PROBLEM DETAILS ▸ The records below must be output exactly, without pictures.

— begin DATA SUPPLIED —

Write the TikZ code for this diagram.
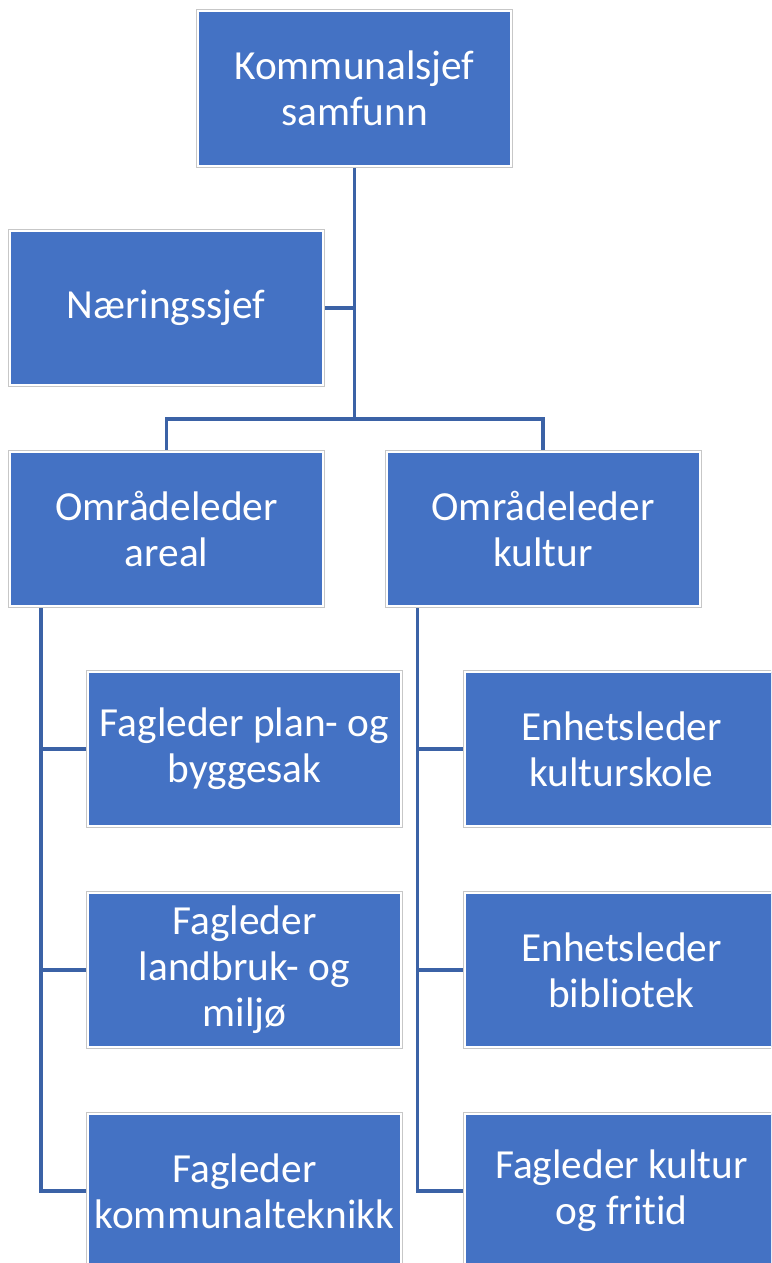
\documentclass[tikz,border=0pt]{standalone}
\usepackage{fontspec}
\setmainfont{Carlito}[Ligatures=NoCommon]
\usetikzlibrary{backgrounds}
\definecolor{boxblue}{HTML}{4472C4}
\definecolor{linkblue}{HTML}{3B62A6}
\tikzset{
  orgbox/.style={rectangle, fill=boxblue, draw=white, line width=1.5pt,
    preaction={draw=black!22, line width=3pt},
    minimum width=234.75pt, minimum height=115.5pt, inner sep=0pt,
    align=center, text=white, font=\fontsize{31}{34.5}\selectfont},
  link/.style={draw=linkblue, line width=2.3pt}
}
\begin{document}
\begin{tikzpicture}[x=0.75pt,y=-0.75pt]
\useasboundingbox (0,0) rectangle (771,1263);
\clip (0,0) rectangle (771,1263);
\node[orgbox] (top) at (354.5,88.5) {Kommunalsjef\\samfunn};
\node[orgbox] (naer) at (166,308) {Næringssjef};
\node[orgbox] (areal) at (166.5,529) {Områdeleder\\areal};
\node[orgbox] (kultur) at (543,529) {Områdeleder\\kultur};
\node[orgbox] (plan) at (244.5,749) {Fagleder plan- og\\byggesak};
\node[orgbox] (landbruk) at (244.5,970) {Fagleder\\landbruk- og\\miljø};
\node[orgbox] (kommtek) at (244.5,1191) {Fagleder\\kommunalteknikk};
\node[orgbox] (skole) at (621.5,749) {Enhetsleder\\kulturskole};
\node[orgbox] (bibl) at (621.5,970) {Enhetsleder\\bibliotek};
\node[orgbox] (fritid) at (621.5,1191) {Fagleder kultur\\og fritid};
\begin{scope}[on background layer]
\coordinate (j) at (top.south |- 0,419);
\draw[link] (top.south) -- (j);
\draw[link] (naer.east) -- (naer.east -| top.south);
\draw[link] (areal.north) |- (j) -| (kultur.north);
\coordinate (la) at ([xshift=24pt]areal.south west);
\coordinate (ka) at ([xshift=24pt]kultur.south west);
\draw[link] (la) |- (kommtek.west);
\draw[link] (plan.west) -- (plan.west -| la);
\draw[link] (landbruk.west) -- (landbruk.west -| la);
\draw[link] (ka) |- (fritid.west);
\draw[link] (skole.west) -- (skole.west -| ka);
\draw[link] (bibl.west) -- (bibl.west -| ka);
\end{scope}
\end{tikzpicture}
\end{document}
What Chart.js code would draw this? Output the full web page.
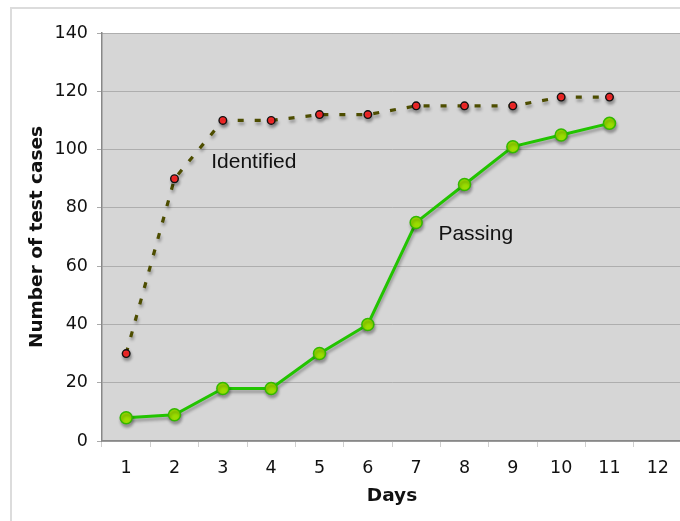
<!DOCTYPE html>
<html>
<head>
<meta charset="utf-8">
<script src="https://cdn.jsdelivr.net/npm/chart.js@4.4.0/dist/chart.umd.min.js"></script>
<style>
  html, body { margin: 0; padding: 0; background: #fff; overflow: hidden; width: 680px; height: 521px; }
  #frame { position: absolute; left: 10px; top: 7px; width: 800px; height: 700px; border: 2px solid #dcdcdc; box-sizing: border-box; }
  #wrap { position: absolute; left: 0; top: 0; width: 700px; height: 521px; }
</style>
</head>
<body>
<div id="frame"></div>
<div id="wrap"><canvas id="c"></canvas></div>
<script>
const days = ['1','2','3','4','5','6','7','8','9','10','11','12'];
const identified = [30, 90, 110, 110, 112, 112, 115, 115, 115, 118, 118];
const passing = [8, 9, 18, 18, 30, 40, 75, 88, 101, 105, 109];
const yTicksMax = 140;
const yTicksStep = 20;
const seriesLabels = [
  { text: 'Identified', x: 1.76, y: 95.7 },
  { text: 'Passing', x: 6.46, y: 71 }
];

const plotBg = {
  id: 'plotBg',
  beforeDraw(chart) {
    const { ctx, chartArea: a } = chart;
    ctx.save();
    ctx.fillStyle = '#d6d6d6';
    ctx.fillRect(a.left, a.top, a.right - a.left, a.bottom - a.top);
    ctx.strokeStyle = '#a8a8a8';
    ctx.lineWidth = 1;
    ctx.beginPath();
    ctx.moveTo(a.left, a.top + 0.5);
    ctx.lineTo(a.right, a.top + 0.5);
    ctx.stroke();
    ctx.restore();
  }
};

const shadow = {
  id: 'shadow',
  beforeDatasetDraw(chart) {
    const ctx = chart.ctx;
    ctx.save();
    ctx.shadowColor = 'rgba(0,0,0,0.3)';
    ctx.shadowBlur = 3;
    ctx.shadowOffsetX = 1;
    ctx.shadowOffsetY = 3;
  },
  afterDatasetDraw(chart) {
    chart.ctx.restore();
  }
};

const textLabels = {
  id: 'textLabels',
  afterDatasetsDraw(chart) {
    const { ctx, scales } = chart;
    ctx.save();
    ctx.fillStyle = '#111';
    ctx.font = '21px "Liberation Sans", Arial, sans-serif';
    ctx.textAlign = 'left';
    ctx.textBaseline = 'middle';
    seriesLabels.forEach(l => {
      ctx.fillText(l.text, scales.x.getPixelForValue(l.x), scales.y.getPixelForValue(l.y));
    });
    ctx.restore();
  }
};

const tickFont = { family: '"DejaVu Sans", Verdana, sans-serif', size: 17.5 };
const titleFont = { family: '"DejaVu Sans", Verdana, sans-serif', size: 18.5, weight: 'bold' };

new Chart(document.getElementById('c'), {
  type: 'line',
  data: {
    labels: days,
    datasets: [
      {
        label: 'Identified',
        data: identified,
        borderColor: '#4d4d00',
        borderWidth: 3.2,
        borderDash: [6, 11],
        borderCapStyle: 'butt',
        pointRadius: 3.8,
        pointBackgroundColor: '#ff2a2a',
        pointBorderColor: '#111',
        pointBorderWidth: 1.4,
        tension: 0,
        fill: false
      },
      {
        label: 'Passing',
        data: passing,
        borderColor: '#22c400',
        borderWidth: 3,
        pointRadius: 6,
        pointBackgroundColor: '#99dd00',
        pointBorderColor: '#33b800',
        pointBorderWidth: 1.5,
        tension: 0,
        fill: false
      }
    ]
  },
  options: {
    responsive: true,
    maintainAspectRatio: false,
    animation: false,
    devicePixelRatio: 1,
    layout: { padding: { top: 33, right: 18, left: 0, bottom: 0 } },
    plugins: { legend: { display: false }, tooltip: { enabled: false } },
    scales: {
      x: {
        type: 'category',
        offset: true,
        afterFit(s) { s.height = 80; },
        grid: { display: true, drawOnChartArea: false, drawTicks: true, offset: true, tickLength: 6, tickColor: '#cfcfcf' },
        border: { display: true, color: '#888', width: 1.5 },
        ticks: { color: '#111', font: tickFont, padding: 11, maxRotation: 0, autoSkip: false },
        title: { display: true, text: 'Days', color: '#111', font: titleFont, padding: { top: 0, bottom: 14 } }
      },
      y: {
        min: 0,
        max: yTicksMax,
        afterFit(s) { s.width = 102; },
        grid: { color: '#aeaeae', lineWidth: 1, drawTicks: true, tickLength: 5, tickColor: '#aaa' },
        border: { display: true, color: '#888', width: 1.5 },
        ticks: { stepSize: yTicksStep, color: '#111', font: tickFont, padding: 9 },
        title: { display: true, text: 'Number of test cases', color: '#111', font: titleFont, padding: { top: 26, bottom: 0 } }
      }
    }
  },
  plugins: [plotBg, shadow, textLabels]
});
</script>
</body>
</html>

— end DATA SUPPLIED —

OUTPUT OF THE EXERCISE ▸
Write the TikZ code for this diagram.
\documentclass[tikz,border=0pt]{standalone}
\usepackage{fontspec}
\setmainfont{Carlito}[Ligatures=NoCommon]
\usetikzlibrary{backgrounds}
\definecolor{boxblue}{HTML}{4472C4}
\definecolor{linkblue}{HTML}{3B62A6}
\tikzset{
  orgbox/.style={rectangle, fill=boxblue, draw=white, line width=1.5pt,
    preaction={draw=black!22, line width=3pt},
    minimum width=234.75pt, minimum height=115.5pt, inner sep=0pt,
    align=center, text=white, font=\fontsize{31}{34.5}\selectfont},
  link/.style={draw=linkblue, line width=2.3pt}
}
\begin{document}
\begin{tikzpicture}[x=0.75pt,y=-0.75pt]
\useasboundingbox (0,0) rectangle (771,1263);
\clip (0,0) rectangle (771,1263);
\node[orgbox] (top) at (354.5,88.5) {Kommunalsjef\\samfunn};
\node[orgbox] (naer) at (166,308) {Næringssjef};
\node[orgbox] (areal) at (166.5,529) {Områdeleder\\areal};
\node[orgbox] (kultur) at (543,529) {Områdeleder\\kultur};
\node[orgbox] (plan) at (244.5,749) {Fagleder plan- og\\byggesak};
\node[orgbox] (landbruk) at (244.5,970) {Fagleder\\landbruk- og\\miljø};
\node[orgbox] (kommtek) at (244.5,1191) {Fagleder\\kommunalteknikk};
\node[orgbox] (skole) at (621.5,749) {Enhetsleder\\kulturskole};
\node[orgbox] (bibl) at (621.5,970) {Enhetsleder\\bibliotek};
\node[orgbox] (fritid) at (621.5,1191) {Fagleder kultur\\og fritid};
\begin{scope}[on background layer]
\coordinate (j) at (top.south |- 0,419);
\draw[link] (top.south) -- (j);
\draw[link] (naer.east) -- (naer.east -| top.south);
\draw[link] (areal.north) |- (j) -| (kultur.north);
\coordinate (la) at ([xshift=24pt]areal.south west);
\coordinate (ka) at ([xshift=24pt]kultur.south west);
\draw[link] (la) |- (kommtek.west);
\draw[link] (plan.west) -- (plan.west -| la);
\draw[link] (landbruk.west) -- (landbruk.west -| la);
\draw[link] (ka) |- (fritid.west);
\draw[link] (skole.west) -- (skole.west -| ka);
\draw[link] (bibl.west) -- (bibl.west -| ka);
\end{scope}
\end{tikzpicture}
\end{document}
What Chart.js code would draw this? Output the full web page.
<!DOCTYPE html>
<html>
<head>
<meta charset="utf-8">
<script src="https://cdn.jsdelivr.net/npm/chart.js@4.4.0/dist/chart.umd.min.js"></script>
<style>
  html, body { margin: 0; padding: 0; background: #fff; overflow: hidden; width: 680px; height: 521px; }
  #frame { position: absolute; left: 10px; top: 7px; width: 800px; height: 700px; border: 2px solid #dcdcdc; box-sizing: border-box; }
  #wrap { position: absolute; left: 0; top: 0; width: 700px; height: 521px; }
</style>
</head>
<body>
<div id="frame"></div>
<div id="wrap"><canvas id="c"></canvas></div>
<script>
const days = ['1','2','3','4','5','6','7','8','9','10','11','12'];
const identified = [30, 90, 110, 110, 112, 112, 115, 115, 115, 118, 118];
const passing = [8, 9, 18, 18, 30, 40, 75, 88, 101, 105, 109];
const yTicksMax = 140;
const yTicksStep = 20;
const seriesLabels = [
  { text: 'Identified', x: 1.76, y: 95.7 },
  { text: 'Passing', x: 6.46, y: 71 }
];

const plotBg = {
  id: 'plotBg',
  beforeDraw(chart) {
    const { ctx, chartArea: a } = chart;
    ctx.save();
    ctx.fillStyle = '#d6d6d6';
    ctx.fillRect(a.left, a.top, a.right - a.left, a.bottom - a.top);
    ctx.strokeStyle = '#a8a8a8';
    ctx.lineWidth = 1;
    ctx.beginPath();
    ctx.moveTo(a.left, a.top + 0.5);
    ctx.lineTo(a.right, a.top + 0.5);
    ctx.stroke();
    ctx.restore();
  }
};

const shadow = {
  id: 'shadow',
  beforeDatasetDraw(chart) {
    const ctx = chart.ctx;
    ctx.save();
    ctx.shadowColor = 'rgba(0,0,0,0.3)';
    ctx.shadowBlur = 3;
    ctx.shadowOffsetX = 1;
    ctx.shadowOffsetY = 3;
  },
  afterDatasetDraw(chart) {
    chart.ctx.restore();
  }
};

const textLabels = {
  id: 'textLabels',
  afterDatasetsDraw(chart) {
    const { ctx, scales } = chart;
    ctx.save();
    ctx.fillStyle = '#111';
    ctx.font = '21px "Liberation Sans", Arial, sans-serif';
    ctx.textAlign = 'left';
    ctx.textBaseline = 'middle';
    seriesLabels.forEach(l => {
      ctx.fillText(l.text, scales.x.getPixelForValue(l.x), scales.y.getPixelForValue(l.y));
    });
    ctx.restore();
  }
};

const tickFont = { family: '"DejaVu Sans", Verdana, sans-serif', size: 17.5 };
const titleFont = { family: '"DejaVu Sans", Verdana, sans-serif', size: 18.5, weight: 'bold' };

new Chart(document.getElementById('c'), {
  type: 'line',
  data: {
    labels: days,
    datasets: [
      {
        label: 'Identified',
        data: identified,
        borderColor: '#4d4d00',
        borderWidth: 3.2,
        borderDash: [6, 11],
        borderCapStyle: 'butt',
        pointRadius: 3.8,
        pointBackgroundColor: '#ff2a2a',
        pointBorderColor: '#111',
        pointBorderWidth: 1.4,
        tension: 0,
        fill: false
      },
      {
        label: 'Passing',
        data: passing,
        borderColor: '#22c400',
        borderWidth: 3,
        pointRadius: 6,
        pointBackgroundColor: '#99dd00',
        pointBorderColor: '#33b800',
        pointBorderWidth: 1.5,
        tension: 0,
        fill: false
      }
    ]
  },
  options: {
    responsive: true,
    maintainAspectRatio: false,
    animation: false,
    devicePixelRatio: 1,
    layout: { padding: { top: 33, right: 18, left: 0, bottom: 0 } },
    plugins: { legend: { display: false }, tooltip: { enabled: false } },
    scales: {
      x: {
        type: 'category',
        offset: true,
        afterFit(s) { s.height = 80; },
        grid: { display: true, drawOnChartArea: false, drawTicks: true, offset: true, tickLength: 6, tickColor: '#cfcfcf' },
        border: { display: true, color: '#888', width: 1.5 },
        ticks: { color: '#111', font: tickFont, padding: 11, maxRotation: 0, autoSkip: false },
        title: { display: true, text: 'Days', color: '#111', font: titleFont, padding: { top: 0, bottom: 14 } }
      },
      y: {
        min: 0,
        max: yTicksMax,
        afterFit(s) { s.width = 102; },
        grid: { color: '#aeaeae', lineWidth: 1, drawTicks: true, tickLength: 5, tickColor: '#aaa' },
        border: { display: true, color: '#888', width: 1.5 },
        ticks: { stepSize: yTicksStep, color: '#111', font: tickFont, padding: 9 },
        title: { display: true, text: 'Number of test cases', color: '#111', font: titleFont, padding: { top: 26, bottom: 0 } }
      }
    }
  },
  plugins: [plotBg, shadow, textLabels]
});
</script>
</body>
</html>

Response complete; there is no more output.